Lowden’s ad says: “Career politician and Senate candidate Sharron Angle sponsored a bill that would have used tax dollars to give massages to prisoners. Angle’s plan was developed by the Church of Scientology.”
Here are the facts: According to Nevada legislative records, Angle, a Nevada assemblywoman from 1998 to 2006, signaled her intent in late 2002 to draft legislation that would have created a demonstration drug rehabilitation program, the Second Chance Program, for state prisoners. The program, based on a similar program in Mexico, was developed by Criminon International, a California-based nonprofit affiliated with the Church of Scientology and its founder, L. Ron Hubbard. Criminon says on its website that it “utilizes the highly effective secular works of author and humanitarian L. Ron Hubbard to help inmates gain a new level of ability to study, to comprehend and to restore their integrity and pride.” The Associated Press described the program in a story about a March 1, 2003 trip to Ensenada State Prison in Mexico that Angle was arranging for her legislative colleagues and Nevada Department of Corrections Director Jackie Crawford.
Associated Press, Feb. 11, 2003: The Second Chance Program detoxifies inmates by administering vitamin and mineral supplements, massage and sauna treatments to drain the body of drug residue, according to the program’s brochure. The program then includes an education component, followed by a self-respect component based on Hubbard’s text “The Way to Happiness.” The self-respect module also includes one-on-one interviews with a guidance counselor. The program ends with a life skills component, training inmates on how to evaluate other people and how to change unwanted conditions of their lives. Inmates are then expected to take the program back into their communities upon their release.

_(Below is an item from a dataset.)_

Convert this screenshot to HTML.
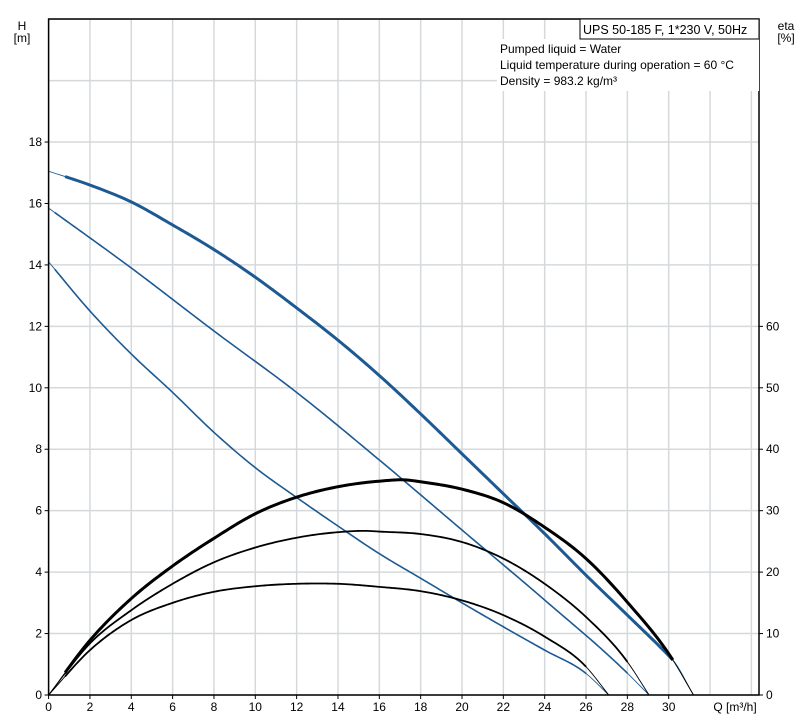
<!DOCTYPE html>
<html><head><meta charset="utf-8"><style>
body{margin:0;background:#fff;}
svg{display:block;font-family:"Liberation Sans",sans-serif;}
</style></head><body>
<svg id="chart" width="806" height="717" viewBox="0 0 806 717">
<g id="grid"></g>
<g id="curves"></g>
<g id="axes"></g>
<rect x="497" y="39" width="262" height="52" fill="#fff"/>
<rect x="580" y="19" width="179" height="20" fill="#fff" stroke="#000" stroke-width="1"/>
<text x="583" y="34" font-size="12.5">UPS 50-185 F, 1*230 V, 50Hz</text>
<text x="500" y="53" font-size="12">Pumped liquid = Water</text>
<text x="500" y="69" font-size="12">Liquid temperature during operation = 60 °C</text>
<text x="500" y="85" font-size="12">Density = 983.2 kg/m³</text>
<text x="22" y="30" font-size="12" text-anchor="middle">H</text>
<text x="22" y="42" font-size="12" text-anchor="middle">[m]</text>
<text x="786" y="30" font-size="12" text-anchor="middle">eta</text>
<text x="786" y="42" font-size="12" text-anchor="middle">[%]</text>
<text x="735" y="711" font-size="12" text-anchor="middle">Q [m³/h]</text>
</svg>
<script>
const xTicks=[0,2,4,6,8,10,12,14,16,18,20,22,24,26,28,30];
const xGrid=[0,2,4,6,8,10,12,14,16,18,20,22,24,26,28,30,32,34];
const yTicks=[0,2,4,6,8,10,12,14,16,18];
const yGrid=[0,2,4,6,8,10,12,14,16,18,20,22];
const etaTicks=[0,10,20,30,40,50,60];

const qH3=[0,2,4,6,8,10,12,14,16,18,20,22,24,26,28,30,30.2,31.2];
const h3=[17.05,16.6,16.05,15.3,14.5,13.6,12.6,11.55,10.4,9.15,7.85,6.55,5.25,3.9,2.6,1.28,1.14,0];
const qH2=[0,4,8,12,16,20,24,28,29.05];
const h2=[15.85,13.9,11.85,9.85,7.65,5.37,3.09,0.71,0];
const qH1=[0,2,4,6,8,10,12,14,16,18,20,22,24,26,27.1];
const h1=[14.1,12.5,11.1,9.85,8.55,7.4,6.43,5.5,4.6,3.8,3.0,2.22,1.46,0.7,0];
const qE3=[0,2,4,6,8,10,12,14,16,17.3,18,20,22,24,26,28,30.2,31.2];
const e3=[0,8.9,15.7,21,25.5,29.5,32.2,33.9,34.8,35,34.7,33.5,31.3,27.3,22.2,15.1,5.7,0];
const qE2=[0,2,4,6,8,10,12,14,15.5,16,18,20,22,24,26,28,29.05];
const e2=[0,8.4,13.8,18.1,21.6,24,25.6,26.5,26.7,26.6,26.2,24.9,22.2,18.1,12.7,5.4,0];
const qE1=[0,2,4,6,8,10,12,13,14,16,18,20,22,24,26,27.1];
const e1=[0,7.3,12.2,15,16.8,17.7,18.1,18.15,18.1,17.6,16.9,15.4,13,9.5,4.6,0];
const thickRanges={h3:[0.8,30.2],h2:[0.3,28.0],h1:[0.3,26.0],e3:[0.8,30.2],e2:[0.8,28.0],e1:[0.8,26.0]};

const X0=48.6,XS=20.67,Y0=695,YS=30.72;
const x=q=>X0+q*XS, y=h=>Y0-h*YS, ye=e=>y(e/5);
const NS='http://www.w3.org/2000/svg';
function mk(tag,attrs,parent){const el=document.createElementNS(NS,tag);for(const k in attrs)el.setAttribute(k,attrs[k]);parent.appendChild(el);return el;}
const grid=document.getElementById('grid'),axes=document.getElementById('axes'),curves=document.getElementById('curves');
xGrid.forEach(v=>{const l=mk('line',{x1:x(v),x2:x(v),y1:19,y2:695,stroke:'#d6d9dc','stroke-width':1.5},grid);

});
yGrid.forEach(v=>{const l=mk('line',{x1:48.6,x2:759,y1:y(v),y2:y(v),stroke:'#d6d9dc','stroke-width':1.5},grid);

});
const frame=mk('path',{d:'M48.6 19 H759 V695 H48.6 Z',fill:'none',stroke:'#000','stroke-width':1.5},axes);


xTicks.forEach(v=>{const t=mk('text',{x:x(v),y:711,'font-size':12,'text-anchor':'middle'},axes);t.textContent=v;


mk('line',{x1:x(v),x2:x(v),y1:695,y2:699,stroke:'#000'},axes);});
yTicks.forEach(v=>{const t=mk('text',{x:42,y:y(v)+4,'font-size':12,'text-anchor':'end'},axes);t.textContent=v;


mk('line',{x1:44.6,x2:48.6,y1:y(v),y2:y(v),stroke:'#000'},axes);});
etaTicks.forEach(v=>{const t=mk('text',{x:766,y:ye(v)+4,'font-size':12},axes);t.textContent=v;


mk('line',{x1:759,x2:763,y1:ye(v),y2:ye(v),stroke:'#000'},axes);});

function spline(qs,vs,q){let i=0;while(i<qs.length-2&&q>qs[i+1])i++;
const x0=qs[i],x1=qs[i+1],t=(q-x0)/(x1-x0);
const m=k=>{if(k<=0)return (vs[1]-vs[0])/(qs[1]-qs[0]);if(k>=qs.length-1)return (vs[k]-vs[k-1])/(qs[k]-qs[k-1]);
const a=(vs[k]-vs[k-1])/(qs[k]-qs[k-1]),b=(vs[k+1]-vs[k])/(qs[k+1]-qs[k]);
const wa=qs[k+1]-qs[k],wb=qs[k]-qs[k-1];return (a*wa+b*wb)/(wa+wb);};
const h=x1-x0,t2=t*t,t3=t2*t;
return (2*t3-3*t2+1)*vs[i]+(t3-2*t2+t)*h*m(i)+(-2*t3+3*t2)*vs[i+1]+(t3-t2)*h*m(i+1);}
function pathFor(qs,vs,a,b,yf){let d='';const n=240;for(let k=0;k<=n;k++){const q=a+(b-a)*k/n;d+=(k?'L':'M')+x(q).toFixed(2)+' '+yf(spline(qs,vs,q)).toFixed(2);}return d;}
function draw(name,qs,vs,yf,color,wThick,range){
const thin=mk('path',{d:pathFor(qs,vs,qs[0],qs[qs.length-1],yf),fill:'none',stroke:color,'stroke-width':0.9},curves);


const th=mk('path',{d:pathFor(qs,vs,range[0],range[1],yf),fill:'none',stroke:color,'stroke-width':wThick},curves);

}
const BLUE='#1d5a93';
draw('head-curve-speed-1',qH1,h1,y,BLUE,1.6,thickRanges.h1);
draw('head-curve-speed-2',qH2,h2,y,BLUE,1.6,thickRanges.h2);
draw('head-curve-speed-3',qH3,h3,y,BLUE,3,thickRanges.h3);
draw('efficiency-curve-speed-1',qE1,e1,ye,'#000',1.8,thickRanges.e1);
draw('efficiency-curve-speed-2',qE2,e2,ye,'#000',1.8,thickRanges.e2);
draw('efficiency-curve-speed-3',qE3,e3,ye,'#000',3,thickRanges.e3);
</script>
</body></html>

The images in the ad, however, are misleading. Angle proposed the program “for the state’s female prison population,” the Associated Press reported. The Las Vegas Review-Journal said the same thing: “She is sponsoring legislation to put the program in women’s prisons in Nevada.” Yet the ad shows menacing male prisoners enjoying massages and saunas. Two men are seen reading magazines while getting their hair done and one is even getting a pedicure, although none of the press accounts at the time mention perms and pedicures as part of the detox program. Another inmate reveals a tattoo on his right bicep that says, “Thanks Sharron.” No need to thank Sharron, though, since no men would have been allowed in the demonstration program.
And, despite what the ad says, Angle never formally introduced the bill. The Associated Press on Feb. 18, 2003 wrote that she dropped the idea of pursuing the legislation. “The Reno Republican said introducing a bill to try the program in Nevada would be useless because of Democratic opposition. Democrats hold 23 of the 42 seats in the Assembly,” the AP wrote. Nevada legislative records show that on Dec. 16, 2002 Angle filed Bill Draft Request S-1003, which signaled her intention to file a bill at a later point. But she never did. Still, the gist of the ad – to our surprise – is correct.